Only then will reverse engage without noise or grinding. So... if reverse
grinds on selection, and the car isn't moving when you tried to select it
that only leaves the input shaft to be spinning. That can only be due to the
clutch not stopping the input shaft like it should.... thus, if you have a
reverse gear that grinds, your clutch isn't working properly. Or you're
selecting it when the car is moving... which is dumb. Stop that :)
In this pic, towards the front of the image, you can see the small straight-tooth idler gear on it's own shaft. When that gear is slid down it engages the straight teeth on the input shaft and the output shaft (specifically those reverse teeth for the output shaft are part of the sliding sleeve on the sync hub assembly for 1st and 2nd gears) and then the direction of the output shaft is reversed and the car backs up.
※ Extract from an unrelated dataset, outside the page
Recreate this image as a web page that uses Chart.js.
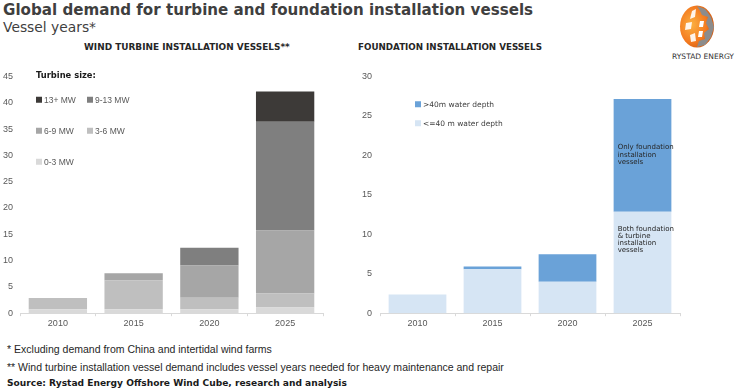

The gear is straight cut so you can slide it straight into the 2 other gears it mates to. The whine you hear in reverse that gets louder and higher pitched as you go faster? That is from straight cut teeth on the gears. Straight teeth whine like a Banshee. Helical or semi-helical teeth have a slight twist to them, as on all the forward gears in the 020. This means they run quietly, but due to the design, there is some parasitic loss. Some of the engine power is being eaten up in the trans, and not making it to the wheels. This is why when you hear a race car it whines horribly bad. The gears are straight cut and suffer no parasitic loss but they make noise. Racers don't care about noise but do care about getting every horse from the engine to the ground. Your Mom buying a new Golf does care about the noise, and isn't worried about a small parasitic loss. Thus, stock trans have nice quiet gears, race trans are loud.